▶ _REQUIREMENTS_
Please return nothing but the lines between the line holding "Rebuild this chart" and the line holding "ax2 = fig.add_axes([566", both ends included, without the pictures.

▶ _THE INPUT_
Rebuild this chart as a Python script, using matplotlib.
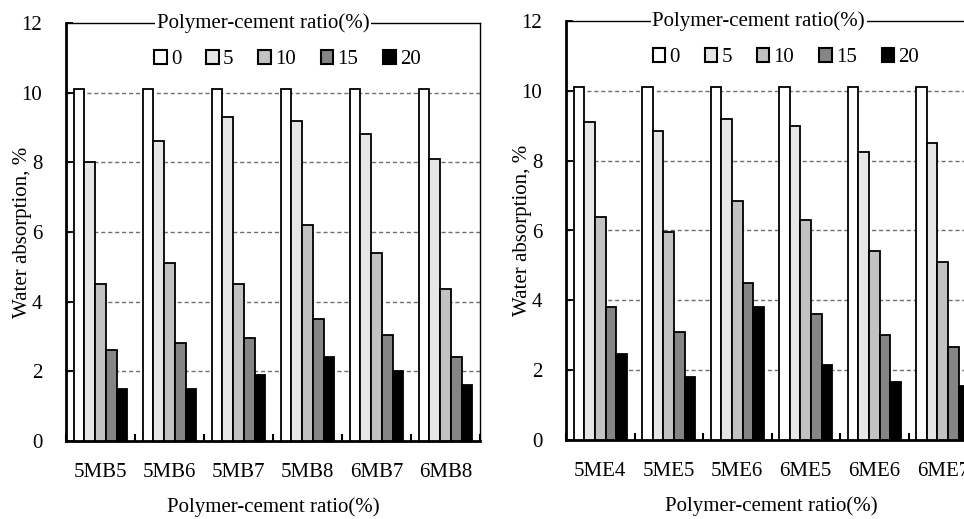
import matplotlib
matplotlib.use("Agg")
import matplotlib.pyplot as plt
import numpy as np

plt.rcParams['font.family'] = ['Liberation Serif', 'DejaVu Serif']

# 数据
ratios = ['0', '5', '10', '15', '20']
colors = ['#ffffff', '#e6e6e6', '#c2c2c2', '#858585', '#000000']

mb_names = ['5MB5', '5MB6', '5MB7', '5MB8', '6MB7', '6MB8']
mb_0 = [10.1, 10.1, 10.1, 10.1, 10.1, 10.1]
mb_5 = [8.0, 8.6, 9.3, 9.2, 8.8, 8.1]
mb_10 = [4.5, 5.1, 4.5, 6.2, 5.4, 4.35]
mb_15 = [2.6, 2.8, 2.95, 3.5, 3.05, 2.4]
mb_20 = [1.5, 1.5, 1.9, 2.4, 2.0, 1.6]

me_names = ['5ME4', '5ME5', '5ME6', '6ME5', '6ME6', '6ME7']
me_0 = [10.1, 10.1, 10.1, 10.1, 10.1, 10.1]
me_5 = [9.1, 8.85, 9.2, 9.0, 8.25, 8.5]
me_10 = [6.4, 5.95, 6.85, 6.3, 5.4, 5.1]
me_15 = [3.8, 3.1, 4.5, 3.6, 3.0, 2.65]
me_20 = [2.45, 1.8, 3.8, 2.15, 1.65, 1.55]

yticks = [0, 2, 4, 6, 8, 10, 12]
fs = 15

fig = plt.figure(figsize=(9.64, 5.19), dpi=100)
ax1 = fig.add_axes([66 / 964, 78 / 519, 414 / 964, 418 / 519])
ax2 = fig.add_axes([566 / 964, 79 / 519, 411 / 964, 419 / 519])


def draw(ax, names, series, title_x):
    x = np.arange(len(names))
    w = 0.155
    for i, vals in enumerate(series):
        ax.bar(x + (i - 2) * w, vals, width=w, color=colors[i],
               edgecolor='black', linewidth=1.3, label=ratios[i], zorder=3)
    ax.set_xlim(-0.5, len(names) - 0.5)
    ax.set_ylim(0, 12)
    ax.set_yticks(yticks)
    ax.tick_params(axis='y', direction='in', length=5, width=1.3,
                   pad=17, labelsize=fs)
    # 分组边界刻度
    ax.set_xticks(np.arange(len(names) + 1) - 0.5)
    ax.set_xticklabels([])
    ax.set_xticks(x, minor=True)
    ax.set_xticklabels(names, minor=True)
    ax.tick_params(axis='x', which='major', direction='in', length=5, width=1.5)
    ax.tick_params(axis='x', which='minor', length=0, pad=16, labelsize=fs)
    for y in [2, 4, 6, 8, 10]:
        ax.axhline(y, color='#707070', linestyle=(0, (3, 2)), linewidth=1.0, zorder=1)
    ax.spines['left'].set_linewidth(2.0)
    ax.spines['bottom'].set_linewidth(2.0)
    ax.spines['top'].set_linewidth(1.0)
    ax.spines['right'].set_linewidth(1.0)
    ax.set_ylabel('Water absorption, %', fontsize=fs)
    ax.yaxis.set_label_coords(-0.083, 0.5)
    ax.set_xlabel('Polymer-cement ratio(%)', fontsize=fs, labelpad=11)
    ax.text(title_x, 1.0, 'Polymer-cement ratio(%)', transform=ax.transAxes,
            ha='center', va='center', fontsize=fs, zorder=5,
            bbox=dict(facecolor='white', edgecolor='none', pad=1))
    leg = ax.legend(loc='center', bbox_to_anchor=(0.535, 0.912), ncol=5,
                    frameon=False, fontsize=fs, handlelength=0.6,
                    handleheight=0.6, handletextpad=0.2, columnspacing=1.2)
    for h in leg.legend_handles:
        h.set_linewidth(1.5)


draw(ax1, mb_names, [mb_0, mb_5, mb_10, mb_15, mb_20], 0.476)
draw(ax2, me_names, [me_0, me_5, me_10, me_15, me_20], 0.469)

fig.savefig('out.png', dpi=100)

* * *

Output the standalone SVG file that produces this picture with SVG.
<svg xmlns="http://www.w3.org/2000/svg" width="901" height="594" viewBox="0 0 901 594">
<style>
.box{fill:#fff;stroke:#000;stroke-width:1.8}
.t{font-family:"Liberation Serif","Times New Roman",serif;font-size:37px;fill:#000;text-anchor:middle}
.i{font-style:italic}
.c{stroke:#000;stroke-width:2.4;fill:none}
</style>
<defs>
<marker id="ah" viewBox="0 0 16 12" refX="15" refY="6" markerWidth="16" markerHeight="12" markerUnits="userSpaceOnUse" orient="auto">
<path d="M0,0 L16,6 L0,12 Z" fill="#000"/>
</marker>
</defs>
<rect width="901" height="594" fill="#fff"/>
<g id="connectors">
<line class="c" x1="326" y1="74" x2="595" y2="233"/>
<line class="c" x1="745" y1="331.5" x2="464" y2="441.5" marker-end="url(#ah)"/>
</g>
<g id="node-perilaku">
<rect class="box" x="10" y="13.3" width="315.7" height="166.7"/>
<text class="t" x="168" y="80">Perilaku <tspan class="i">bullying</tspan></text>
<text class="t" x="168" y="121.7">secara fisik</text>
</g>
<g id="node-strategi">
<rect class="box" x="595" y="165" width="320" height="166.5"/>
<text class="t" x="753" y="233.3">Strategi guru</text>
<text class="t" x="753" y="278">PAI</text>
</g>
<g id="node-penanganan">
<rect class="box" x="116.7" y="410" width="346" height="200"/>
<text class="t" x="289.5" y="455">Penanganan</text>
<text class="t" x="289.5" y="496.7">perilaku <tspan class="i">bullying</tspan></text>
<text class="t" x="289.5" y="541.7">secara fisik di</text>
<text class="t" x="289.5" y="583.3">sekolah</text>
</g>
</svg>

* * *

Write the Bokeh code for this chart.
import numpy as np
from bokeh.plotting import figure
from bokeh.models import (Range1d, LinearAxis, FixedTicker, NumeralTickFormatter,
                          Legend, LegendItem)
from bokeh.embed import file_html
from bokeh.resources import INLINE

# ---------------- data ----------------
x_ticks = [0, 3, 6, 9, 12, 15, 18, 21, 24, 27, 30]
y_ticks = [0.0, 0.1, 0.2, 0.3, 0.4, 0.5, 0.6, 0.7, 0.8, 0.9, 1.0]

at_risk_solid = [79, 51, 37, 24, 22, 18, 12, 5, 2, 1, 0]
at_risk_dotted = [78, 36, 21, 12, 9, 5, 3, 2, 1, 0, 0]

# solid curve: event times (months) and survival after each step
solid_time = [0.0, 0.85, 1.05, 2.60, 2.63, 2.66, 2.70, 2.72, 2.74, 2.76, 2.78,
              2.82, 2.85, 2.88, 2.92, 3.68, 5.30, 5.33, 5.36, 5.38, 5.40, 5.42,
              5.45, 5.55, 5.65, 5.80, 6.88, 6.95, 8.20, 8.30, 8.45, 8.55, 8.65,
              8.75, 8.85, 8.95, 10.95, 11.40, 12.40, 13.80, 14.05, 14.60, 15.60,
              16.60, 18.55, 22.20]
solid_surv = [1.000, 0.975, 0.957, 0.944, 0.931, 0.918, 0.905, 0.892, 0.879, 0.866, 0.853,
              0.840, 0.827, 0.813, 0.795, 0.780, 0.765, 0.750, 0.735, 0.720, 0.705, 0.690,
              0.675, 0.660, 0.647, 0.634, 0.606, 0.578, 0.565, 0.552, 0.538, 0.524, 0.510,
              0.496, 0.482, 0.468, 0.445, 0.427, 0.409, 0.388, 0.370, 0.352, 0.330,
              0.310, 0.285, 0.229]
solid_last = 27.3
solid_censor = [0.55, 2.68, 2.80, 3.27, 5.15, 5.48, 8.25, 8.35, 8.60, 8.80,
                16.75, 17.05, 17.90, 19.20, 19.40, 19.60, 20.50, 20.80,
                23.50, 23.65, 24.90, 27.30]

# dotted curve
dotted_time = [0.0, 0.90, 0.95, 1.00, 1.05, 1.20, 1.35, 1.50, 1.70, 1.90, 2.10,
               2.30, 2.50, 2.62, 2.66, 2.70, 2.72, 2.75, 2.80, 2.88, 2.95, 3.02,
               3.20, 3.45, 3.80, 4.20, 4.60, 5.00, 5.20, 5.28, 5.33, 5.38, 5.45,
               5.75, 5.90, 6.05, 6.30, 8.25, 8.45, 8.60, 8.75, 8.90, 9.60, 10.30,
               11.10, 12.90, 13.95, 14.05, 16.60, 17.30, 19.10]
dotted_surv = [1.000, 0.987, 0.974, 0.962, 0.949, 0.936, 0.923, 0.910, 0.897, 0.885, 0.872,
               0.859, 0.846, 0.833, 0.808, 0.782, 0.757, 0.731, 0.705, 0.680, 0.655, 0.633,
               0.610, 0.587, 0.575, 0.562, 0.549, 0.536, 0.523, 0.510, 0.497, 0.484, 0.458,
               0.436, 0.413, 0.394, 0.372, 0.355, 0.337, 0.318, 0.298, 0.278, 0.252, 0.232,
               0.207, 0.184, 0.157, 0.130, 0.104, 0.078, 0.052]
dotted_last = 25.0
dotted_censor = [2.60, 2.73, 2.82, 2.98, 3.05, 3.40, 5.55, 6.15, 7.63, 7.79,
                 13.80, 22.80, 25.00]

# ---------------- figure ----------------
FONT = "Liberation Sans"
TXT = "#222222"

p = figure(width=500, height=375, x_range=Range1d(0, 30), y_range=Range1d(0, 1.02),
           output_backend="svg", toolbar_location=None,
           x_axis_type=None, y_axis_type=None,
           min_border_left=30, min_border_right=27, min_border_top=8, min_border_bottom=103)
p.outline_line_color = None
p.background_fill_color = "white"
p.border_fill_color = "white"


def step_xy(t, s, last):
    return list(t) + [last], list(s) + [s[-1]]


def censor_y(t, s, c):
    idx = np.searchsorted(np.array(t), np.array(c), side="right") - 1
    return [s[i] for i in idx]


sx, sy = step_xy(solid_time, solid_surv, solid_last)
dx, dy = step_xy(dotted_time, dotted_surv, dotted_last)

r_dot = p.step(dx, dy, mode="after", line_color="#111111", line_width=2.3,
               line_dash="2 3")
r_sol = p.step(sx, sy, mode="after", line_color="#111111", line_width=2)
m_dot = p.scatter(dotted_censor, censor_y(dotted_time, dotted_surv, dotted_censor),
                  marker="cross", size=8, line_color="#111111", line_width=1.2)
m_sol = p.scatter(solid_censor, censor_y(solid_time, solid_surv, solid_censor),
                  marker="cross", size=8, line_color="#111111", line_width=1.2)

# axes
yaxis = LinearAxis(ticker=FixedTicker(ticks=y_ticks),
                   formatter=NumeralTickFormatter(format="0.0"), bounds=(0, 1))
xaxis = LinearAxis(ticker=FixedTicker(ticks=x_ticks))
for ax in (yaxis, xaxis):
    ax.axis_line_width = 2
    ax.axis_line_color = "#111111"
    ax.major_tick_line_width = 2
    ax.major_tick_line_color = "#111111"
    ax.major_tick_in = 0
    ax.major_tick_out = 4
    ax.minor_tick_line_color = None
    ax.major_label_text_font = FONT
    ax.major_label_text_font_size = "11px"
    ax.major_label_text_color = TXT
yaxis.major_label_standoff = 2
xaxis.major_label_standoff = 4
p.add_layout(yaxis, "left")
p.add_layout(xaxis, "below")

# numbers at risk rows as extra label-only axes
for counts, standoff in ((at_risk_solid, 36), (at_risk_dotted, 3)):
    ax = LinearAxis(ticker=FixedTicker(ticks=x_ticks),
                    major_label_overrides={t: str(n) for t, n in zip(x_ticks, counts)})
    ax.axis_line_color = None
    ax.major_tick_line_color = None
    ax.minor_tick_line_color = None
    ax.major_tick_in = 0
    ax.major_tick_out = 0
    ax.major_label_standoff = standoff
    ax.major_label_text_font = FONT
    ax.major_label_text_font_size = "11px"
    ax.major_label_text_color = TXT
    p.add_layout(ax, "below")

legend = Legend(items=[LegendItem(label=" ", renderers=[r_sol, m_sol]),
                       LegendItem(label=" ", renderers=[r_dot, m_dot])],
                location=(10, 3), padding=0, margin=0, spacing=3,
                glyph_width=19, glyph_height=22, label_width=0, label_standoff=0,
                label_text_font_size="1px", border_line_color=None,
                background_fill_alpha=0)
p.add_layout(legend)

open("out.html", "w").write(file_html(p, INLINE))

▶ _RESULT FOR THIS EXERCISE_
Rebuild this chart as a Python script, using matplotlib.
import matplotlib
matplotlib.use("Agg")
import matplotlib.pyplot as plt
import numpy as np

plt.rcParams['font.family'] = ['Liberation Serif', 'DejaVu Serif']

# 数据
ratios = ['0', '5', '10', '15', '20']
colors = ['#ffffff', '#e6e6e6', '#c2c2c2', '#858585', '#000000']

mb_names = ['5MB5', '5MB6', '5MB7', '5MB8', '6MB7', '6MB8']
mb_0 = [10.1, 10.1, 10.1, 10.1, 10.1, 10.1]
mb_5 = [8.0, 8.6, 9.3, 9.2, 8.8, 8.1]
mb_10 = [4.5, 5.1, 4.5, 6.2, 5.4, 4.35]
mb_15 = [2.6, 2.8, 2.95, 3.5, 3.05, 2.4]
mb_20 = [1.5, 1.5, 1.9, 2.4, 2.0, 1.6]

me_names = ['5ME4', '5ME5', '5ME6', '6ME5', '6ME6', '6ME7']
me_0 = [10.1, 10.1, 10.1, 10.1, 10.1, 10.1]
me_5 = [9.1, 8.85, 9.2, 9.0, 8.25, 8.5]
me_10 = [6.4, 5.95, 6.85, 6.3, 5.4, 5.1]
me_15 = [3.8, 3.1, 4.5, 3.6, 3.0, 2.65]
me_20 = [2.45, 1.8, 3.8, 2.15, 1.65, 1.55]

yticks = [0, 2, 4, 6, 8, 10, 12]
fs = 15

fig = plt.figure(figsize=(9.64, 5.19), dpi=100)
ax1 = fig.add_axes([66 / 964, 78 / 519, 414 / 964, 418 / 519])
ax2 = fig.add_axes([566 / 964, 79 / 519, 411 / 964, 419 / 519])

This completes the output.